Wednesday, Feb 01, 2012 at 22:44
welcome Carreen,
DC/DC chargers allow a battery connected to them to reach a higher charging end voltage, thus fully charging them in a reasonable amount of time.
Some popular models can reach a charging rate of 20Ah/hr (max charging current of 20A). Some others claim even higher charging rates.
Whether or not they can sustain this current regardless of ambient temperature, is another question, because the voltage conversion process generates heat.
There are internal temperature sensors which signal to the controlling circuitry to reduce the charging current to protect itself from the effects of high operating temperature.
Remember you may need to find a way to put back 80Ah of charge into your batteries on a daily basis (actually a bit more due to battery inefficiency).
So that would mean you'd have to run the motor at least for 4 hours (4hrs x 20A=80Ah) - this is just a rough estimate because there are other factors.
Now compare this with the alternator:
it is capable of delivering charge at the rate of 60Ah/hr (60A current) or even higher.
The only problem with the alternator is that its voltage isn't quite high enough to get the batteries to 100% state of charge within a reasonable amount of time.
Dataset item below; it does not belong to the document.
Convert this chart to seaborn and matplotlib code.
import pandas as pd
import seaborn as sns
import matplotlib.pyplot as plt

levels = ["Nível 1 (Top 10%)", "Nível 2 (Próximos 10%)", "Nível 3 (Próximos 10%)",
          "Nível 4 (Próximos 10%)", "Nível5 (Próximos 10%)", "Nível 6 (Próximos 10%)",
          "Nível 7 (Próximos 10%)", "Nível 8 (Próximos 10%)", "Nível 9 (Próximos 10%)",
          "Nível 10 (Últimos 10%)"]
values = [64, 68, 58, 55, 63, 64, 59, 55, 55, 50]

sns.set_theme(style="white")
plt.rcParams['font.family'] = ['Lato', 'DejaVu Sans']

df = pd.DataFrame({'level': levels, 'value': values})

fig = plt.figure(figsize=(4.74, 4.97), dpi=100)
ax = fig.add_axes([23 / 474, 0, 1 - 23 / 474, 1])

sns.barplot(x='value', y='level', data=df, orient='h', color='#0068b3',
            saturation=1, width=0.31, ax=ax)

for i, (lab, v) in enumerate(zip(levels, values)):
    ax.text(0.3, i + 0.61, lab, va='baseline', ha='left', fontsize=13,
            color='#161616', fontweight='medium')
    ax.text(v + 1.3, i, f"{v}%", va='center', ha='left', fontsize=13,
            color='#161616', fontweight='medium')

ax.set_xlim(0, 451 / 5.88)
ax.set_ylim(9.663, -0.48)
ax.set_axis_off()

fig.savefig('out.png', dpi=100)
So the alternator will quickly push the SOC up to a level of around 80% and from there on things will go really slow.
But it doesn't matter if the batteries only get charged to 80% SOC, as long as you top them up once per week, or fortnight by using a proper multistage mains powered charger.
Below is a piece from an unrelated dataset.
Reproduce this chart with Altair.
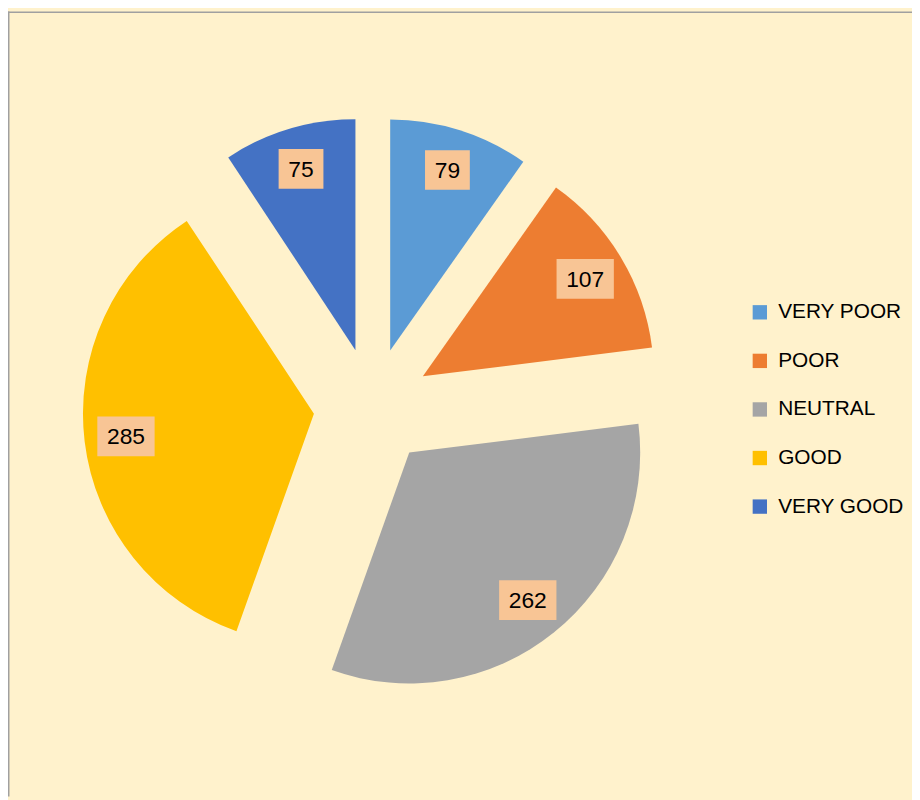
import math
import altair as alt
import pandas as pd

categories = ["VERY POOR", "POOR", "NEUTRAL", "GOOD", "VERY GOOD"]
values = [79, 107, 262, 285, 75]
colors = ["#5B9BD5", "#ED7D31", "#A5A5A5", "#FFC000", "#4472C4"]

W, H = 912, 792
CX, CY = 367.6, 398.6
R = 233
EXPLODE = 59.4
LABEL_R = 191
total = sum(values)

df = pd.DataFrame({"category": categories, "value": values, "order": list(range(len(categories)))})

base = (
    alt.Chart(df)
    .transform_window(cum="sum(value)", sort=[alt.SortField("order")], frame=[None, 0])
    .transform_calculate(start="datum.cum - datum.value")
    .transform_calculate(mid=f"2*PI*(datum.cum - datum.value/2)/{total}")
    .transform_calculate(cx=f"{CX} + {EXPLODE}*sin(datum.mid)")
    .transform_calculate(cy=f"{CY} - {EXPLODE}*cos(datum.mid)")
    .transform_calculate(lx=f"datum.cx + {LABEL_R}*sin(datum.mid)")
    .transform_calculate(ly=f"datum.cy - {LABEL_R}*cos(datum.mid)")
    .transform_calculate(bw="length(toString(datum.value))*12.6 + 20")
    .transform_calculate(bx0="datum.lx - datum.bw/2")
    .transform_calculate(bx1="datum.lx + datum.bw/2")
    .transform_calculate(by0="datum.ly - 20")
    .transform_calculate(by1="datum.ly + 20")
)

pie = base.mark_arc(outerRadius=R, innerRadius=0, strokeWidth=0).encode(
    theta=alt.Theta("start:Q", scale=alt.Scale(domain=[0, total], range=[0, 2 * math.pi])),
    theta2="cum:Q",
    x=alt.X("cx:Q", scale=None),
    y=alt.Y("cy:Q", scale=None),
    color=alt.Color(
        "category:N",
        scale=alt.Scale(domain=categories, range=colors),
        legend=alt.Legend(
            orient="none",
            legendX=748,
            legendY=293,
            title=None,
            symbolType="square",
            symbolSize=210,
            symbolStrokeWidth=0,
            labelFontSize=21,
            labelFont="Liberation Sans",
            labelColor="#000000",
            labelOffset=8,
            rowPadding=27,
            padding=0,
            labelLimit=300,
        ),
    ),
)

boxes = base.mark_rect(color="#F8C595").encode(
    x=alt.X("bx0:Q", scale=None),
    x2="bx1:Q",
    y=alt.Y("by0:Q", scale=None),
    y2="by1:Q",
)

labels = base.mark_text(
    fontSize=23, font="Liberation Sans", color="#000000", align="center", baseline="middle", dy=1
).encode(
    x=alt.X("lx:Q", scale=None),
    y=alt.Y("ly:Q", scale=None),
    text="value:Q",
)

edge = alt.Chart(alt.Data(values=[{"k": 1}]))
left_rule = edge.mark_rule(color="#A0A0A0", strokeWidth=1.5).encode(
    x=alt.value(0.75), y=alt.value(0), y2=alt.value(H)
)
top_rule = edge.mark_rule(color="#A0A0A0", strokeWidth=1.5).encode(
    x=alt.value(0), x2=alt.value(W), y=alt.value(0.75)
)

chart = (
    alt.layer(pie, boxes, labels, left_rule, top_rule)
    .properties(
        width=W,
        height=H,
        background="#FFF2CC",
        padding=0,
        autosize=alt.AutoSizeParams(type="none"),
    )
    .configure_view(strokeWidth=0)
)

chart.save("out.html", embed_options={"renderer": "svg", "actions": False})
In a nutshell, the alternator gets the batteries to 80% SOC faster than any DC/DC charger, provided the wiring between alternator and batteries is adequate.
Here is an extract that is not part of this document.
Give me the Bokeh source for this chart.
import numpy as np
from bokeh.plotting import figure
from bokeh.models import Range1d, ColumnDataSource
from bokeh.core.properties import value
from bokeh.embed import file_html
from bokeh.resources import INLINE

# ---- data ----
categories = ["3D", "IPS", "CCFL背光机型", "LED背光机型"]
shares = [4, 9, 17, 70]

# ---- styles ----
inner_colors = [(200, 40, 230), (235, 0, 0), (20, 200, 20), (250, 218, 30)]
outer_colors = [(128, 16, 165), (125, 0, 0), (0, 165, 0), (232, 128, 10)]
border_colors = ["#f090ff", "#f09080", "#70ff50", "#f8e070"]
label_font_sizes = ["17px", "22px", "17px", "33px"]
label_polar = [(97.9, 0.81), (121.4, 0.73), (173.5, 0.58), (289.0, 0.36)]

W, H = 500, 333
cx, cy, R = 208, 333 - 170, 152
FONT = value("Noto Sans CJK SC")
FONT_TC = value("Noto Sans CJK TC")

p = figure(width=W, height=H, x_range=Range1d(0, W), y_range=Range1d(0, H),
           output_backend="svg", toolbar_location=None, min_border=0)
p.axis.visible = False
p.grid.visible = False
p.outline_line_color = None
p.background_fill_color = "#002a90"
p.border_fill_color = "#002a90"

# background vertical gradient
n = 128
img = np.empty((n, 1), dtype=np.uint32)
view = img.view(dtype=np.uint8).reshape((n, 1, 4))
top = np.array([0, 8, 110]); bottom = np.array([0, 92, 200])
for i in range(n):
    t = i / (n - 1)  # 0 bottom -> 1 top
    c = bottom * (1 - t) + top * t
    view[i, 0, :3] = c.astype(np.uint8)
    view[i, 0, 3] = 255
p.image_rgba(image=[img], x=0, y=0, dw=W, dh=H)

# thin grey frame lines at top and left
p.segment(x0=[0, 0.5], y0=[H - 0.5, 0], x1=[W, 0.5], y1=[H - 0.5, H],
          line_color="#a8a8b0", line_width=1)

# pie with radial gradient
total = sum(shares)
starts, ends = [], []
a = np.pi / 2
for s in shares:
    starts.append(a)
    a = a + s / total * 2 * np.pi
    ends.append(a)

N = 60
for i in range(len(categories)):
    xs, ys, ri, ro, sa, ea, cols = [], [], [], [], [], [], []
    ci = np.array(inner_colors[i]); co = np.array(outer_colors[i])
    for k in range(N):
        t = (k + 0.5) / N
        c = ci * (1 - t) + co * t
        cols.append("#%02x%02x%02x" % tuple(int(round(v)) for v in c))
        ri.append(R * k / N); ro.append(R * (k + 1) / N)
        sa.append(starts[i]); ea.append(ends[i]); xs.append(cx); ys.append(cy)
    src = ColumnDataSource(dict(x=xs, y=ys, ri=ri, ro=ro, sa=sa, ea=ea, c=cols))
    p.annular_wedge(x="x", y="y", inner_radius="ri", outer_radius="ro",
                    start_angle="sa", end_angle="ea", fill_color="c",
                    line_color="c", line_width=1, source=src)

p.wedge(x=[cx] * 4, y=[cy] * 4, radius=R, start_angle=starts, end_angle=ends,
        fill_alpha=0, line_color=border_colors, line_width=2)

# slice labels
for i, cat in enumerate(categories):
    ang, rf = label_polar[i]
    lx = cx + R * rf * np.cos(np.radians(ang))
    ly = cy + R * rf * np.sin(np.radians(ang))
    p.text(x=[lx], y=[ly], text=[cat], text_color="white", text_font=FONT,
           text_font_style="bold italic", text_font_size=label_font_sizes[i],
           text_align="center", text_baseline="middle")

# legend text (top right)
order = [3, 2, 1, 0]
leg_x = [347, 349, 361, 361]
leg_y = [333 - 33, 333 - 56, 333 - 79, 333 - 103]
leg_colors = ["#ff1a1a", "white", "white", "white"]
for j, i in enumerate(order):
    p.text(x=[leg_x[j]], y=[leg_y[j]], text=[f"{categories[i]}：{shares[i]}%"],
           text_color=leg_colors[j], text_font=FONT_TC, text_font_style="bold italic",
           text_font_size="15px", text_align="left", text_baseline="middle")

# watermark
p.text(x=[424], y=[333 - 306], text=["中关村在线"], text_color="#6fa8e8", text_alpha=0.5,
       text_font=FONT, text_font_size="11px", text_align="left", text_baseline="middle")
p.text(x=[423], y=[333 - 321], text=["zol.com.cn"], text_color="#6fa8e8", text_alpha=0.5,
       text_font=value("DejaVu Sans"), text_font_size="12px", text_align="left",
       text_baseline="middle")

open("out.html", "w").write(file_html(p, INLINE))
And the battery capacity needs to be sufficiently high as
well, in order for them not to be overwhelmed by the high charging current - but your proposed 2x120Ah batteries are good for a charging rate of 60Ah/hr no probs.
One major drawback of DC/DC chargers is that they tend to over-charge the batteries because they generally have difficulties handling the absorption/float switch-over
well enough.
A dedicated multistage mains powered charger is easier to use because you can actually observe what's going on by simply connecting a multimeter across your battery during charging, and intervene if necessary (not easily done with a DC/DC charger while cruising).
The above is even more valid for concurrent loads like fridges which can confuse the charger quite easily.
May I suggest again to do the following:
check the alternator voltage if it's in the range between 13.8~14.0V (multimeter across starting battery, motor on fast idle).
Ensure this voltage is actually kept up by checking again after 15 minutes, don't turn off the motor during this 15 minutes wait.
If ok, get a good sized pair of wires like #6 for the connection between starting battery and house batteries. There should be a 80A rated fuse at both ends of the wire connecting the two batteries' positive terminals.
And buy a good robust battery charger, and a pair of 125Ah quality deep cycle AGM batteries - preferably from one and the same dealer who happens to know his stuff. Stops the blame game in the unlikely case something goes wrong.